How Oregon Works: All Hands Raised blazes pathways to living wage construction jobs (Portland Business Journal, September 2018)
Read the story below and here.
The Pacific Northwest Regional Council of Carpenters is taking a hands-on approach when it comes to attracting young people to the profession.
In May, the union flew a delegation of 25 educators and nonprofit partners to Las Vegas for a tour of the Carpenters International Training Center. The plan: to demonstrate to teachers, councilors and administrators that the trades are a viable career option for Oregon high school students, particularly those students who aren’t interested in or well-suited for a traditional college experience.
The tour was organized in collaboration with All Hands Raised, a Portland nonprofit that works to address racial inequity in schools and to provide pathways for students to living wage jobs. For the past three years, All Hands Raised has been working with high schools to build awareness about the high-paying job opportunities available in construction and the trades. We spoke with Nate Waas Shull, vice president of partnerships at All Hands Raised, about efforts to connect students with post-secondary alternatives to college.
We know there is a social and education mindset that kids should go to college, a “mental model” that has gained ground as vocational training in schools has declined. How has that played out locally?
(Data shows) that 78 percent of high school graduates in Multnomah County go to college; just 37 percent of them graduate. A key driver of that is that kids are getting to college and getting overwhelmed. They need to make money, and so they drop out with huge debt.
How much opportunity is there in construction and the trades as an alternative?
The average age of a construction apprentice is 28. There’s no reason it shouldn’t be 20. Our partners at the Pacific Northwest Carpenters Institute are very clear they want to drive down that age. They are the training wing of the Pacific Northwest Regional Council of Carpenters, which is the union.
Talk about the educators trip to Las Vegas and how that is helping illuminate opportunities?
The idea was to showcase the International Carpenters Training Institute. Every union apprentice does a cycle through there. The union flies them out and they get training. The carpenters here, they underwrote the trip.
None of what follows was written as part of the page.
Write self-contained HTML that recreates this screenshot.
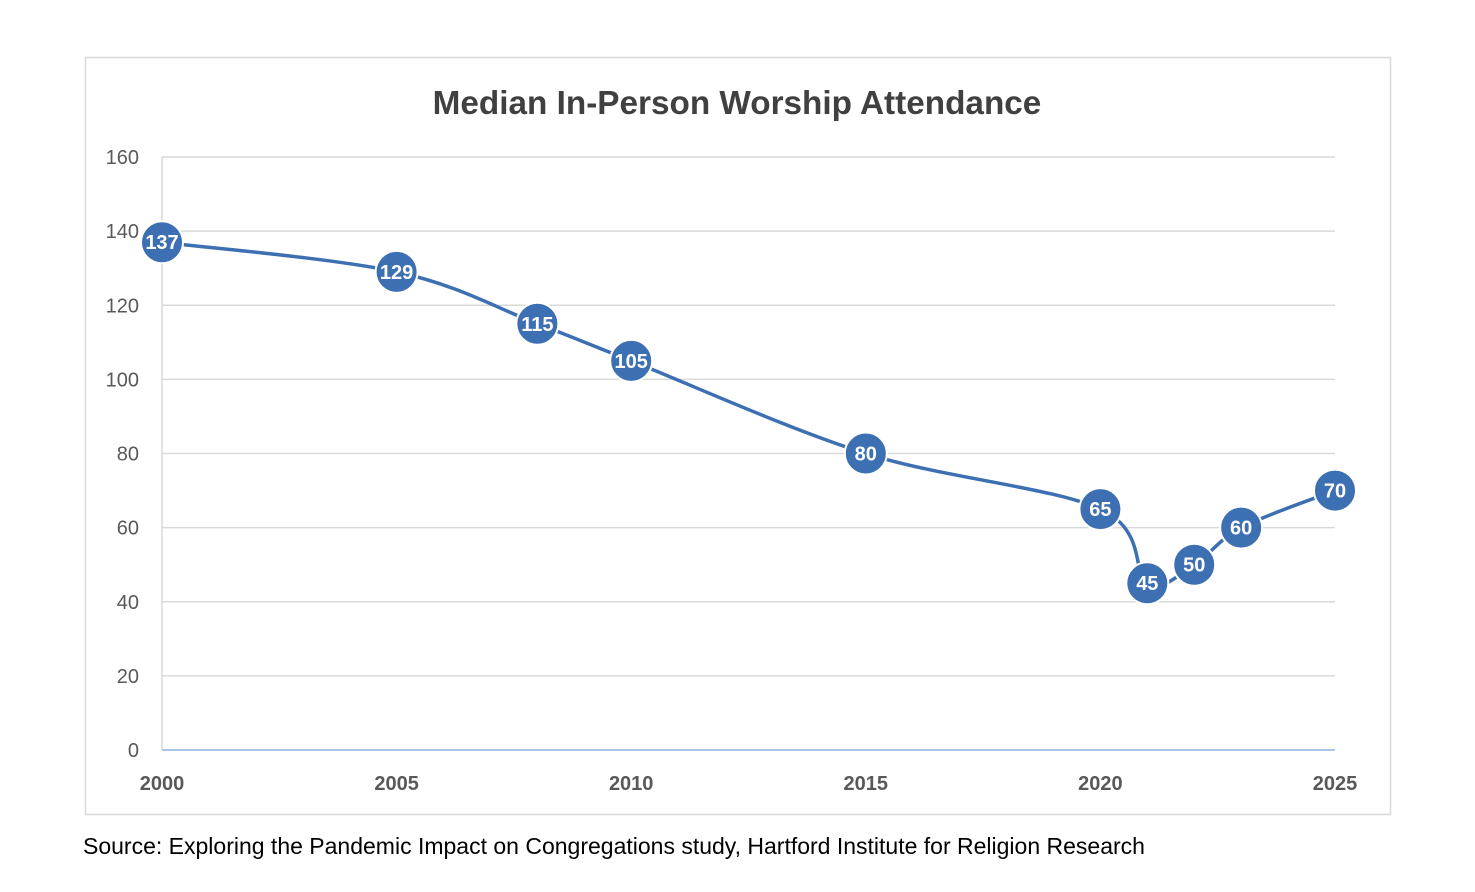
<!DOCTYPE html>
<html><head><meta charset="utf-8"><style>
body{margin:0;background:#fff;width:1475px;height:887px;overflow:hidden;font-family:"Liberation Sans",sans-serif}
</style></head><body>
<svg width="1475" height="887">
<rect x="85.5" y="57.5" width="1305" height="757" fill="#fff" stroke="#d9d9d9" stroke-width="1.5"/>
<text x="737" y="114" text-anchor="middle" font-size="33.3" font-weight="bold" fill="#404040">Median In-Person Worship Attendance</text>
<g id="grid"></g><g id="axes"></g><g id="series"></g>
<text x="83" y="854" font-size="23" fill="#000">Source: Exploring the Pandemic Impact on Congregations study, Hartford Institute for Religion Research</text>
</svg>
<script>
const years=[2000,2005,2008,2010,2015,2020,2021,2022,2023,2025];
const values=[137,129,115,105,80,65,45,50,60,70];
const yTicks=[0,20,40,60,80,100,120,140,160];
const xTicks=[2000,2005,2010,2015,2020,2025];
const NS='http://www.w3.org/2000/svg';
const X=y=>162+(y-2000)*(1335-162)/25;
const Y=v=>750-v*(750-157)/160;
function mk(tag,attrs,parent,text){const e=document.createElementNS(NS,tag);for(const k in attrs)e.setAttribute(k,attrs[k]);if(text!==undefined)e.textContent=text;document.getElementById(parent).appendChild(e);return e;}
yTicks.forEach(t=>{
 if(t>0){const g=mk('line',{x1:162,x2:1335,y1:Y(t),y2:Y(t),stroke:'#d9d9d9','stroke-width':1.5},'grid');
 
 }
 const l=mk('text',{x:139,y:Y(t)+7,'text-anchor':'end','font-size':20,fill:'#595959'},'axes',t);
 
 
});
const ya=mk('line',{x1:162,x2:162,y1:157,y2:750,stroke:'#d9d9d9','stroke-width':1.5},'axes');


const xa=mk('line',{x1:162,x2:1335,y1:750,y2:750,stroke:'#8eb4e3','stroke-width':1.5},'axes');


xTicks.forEach(t=>{
 const l=mk('text',{x:X(t),y:790,'text-anchor':'middle','font-size':20,'font-weight':'bold',fill:'#595959'},'axes',t);
 
 
});
const P=years.map((y,i)=>[X(y),Y(values[i])]);
let d='M'+P[0][0]+','+P[0][1];
for(let i=0;i<P.length-1;i++){
 const p0=P[i-1]||P[i],p1=P[i],p2=P[i+1],p3=P[i+2]||P[i+1],k=1/6;
 d+=` C${p1[0]+(p2[0]-p0[0])*k},${p1[1]+(p2[1]-p0[1])*k} ${p2[0]-(p3[0]-p1[0])*k},${p2[1]-(p3[1]-p1[1])*k} ${p2[0]},${p2[1]}`;
}
const line=mk('path',{d:d,fill:'none',stroke:'#3d6fb3','stroke-width':3.5},'series');


P.forEach((p,i)=>{
 const c=mk('circle',{cx:p[0],cy:p[1],r:21,fill:'#3d6fb3',stroke:'#fff','stroke-width':2},'series');
 
 
 const t=mk('text',{x:p[0],y:p[1]+7,'text-anchor':'middle','font-size':20,'font-weight':'bold',fill:'#fff'},'series',values[i]);
 
 
});
</script>
</body></html>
It’s the upstream strategy they’re working on to attract more young people. It is changing the hearts and minds of educators in order to expose kids to these phenomenal
career opportunities.
That doesn’t seem like it would be a hard sell, particularly when counseling students who might not be suited to a four-year college degree.
It’s not hard to turn the light bulb on, but it does take exposure and that’s where our signature event, Industry For a Day, comes in. We’ve taken 350 teachers out to active construction sites. Once they have the hands-on exposure, it turns the light on. That’s the head level. But at the heart level, there’s still this deeply held belief that, if it were my kid, I’d rather they go to college.
You also work directly with high schools to help align curriculums with industry needs. What’s the latest?
We’ve been working with Reynolds and Centennial High School (for three years), and this year we added Sam Barlow High School and Helensview School. We deploy our staff to these sites to help move them through a continuous improvement process. There are targets to measure, such as increasing the number of girls taking part in the construction programs. We bring them their data. We show them in black and white (how they’re performing). We are helping schools calibrate to industry needs. How do we take what we’re doing in high school and reshape it so it speaks directly to what industry needs?
Can you share an example?
We have helped connect the carpenters union training center with Reynolds High School, and they are in the process of aligning the curriculum with what the carpenters say they need. Reynolds is also launching a pre-approved program for HVAC that will live in the high school. Reynolds is embedding that into their metals courses. It’s a pre-apprenticeship program. It’s about getting students ready to be accepted into an apprenticeship program.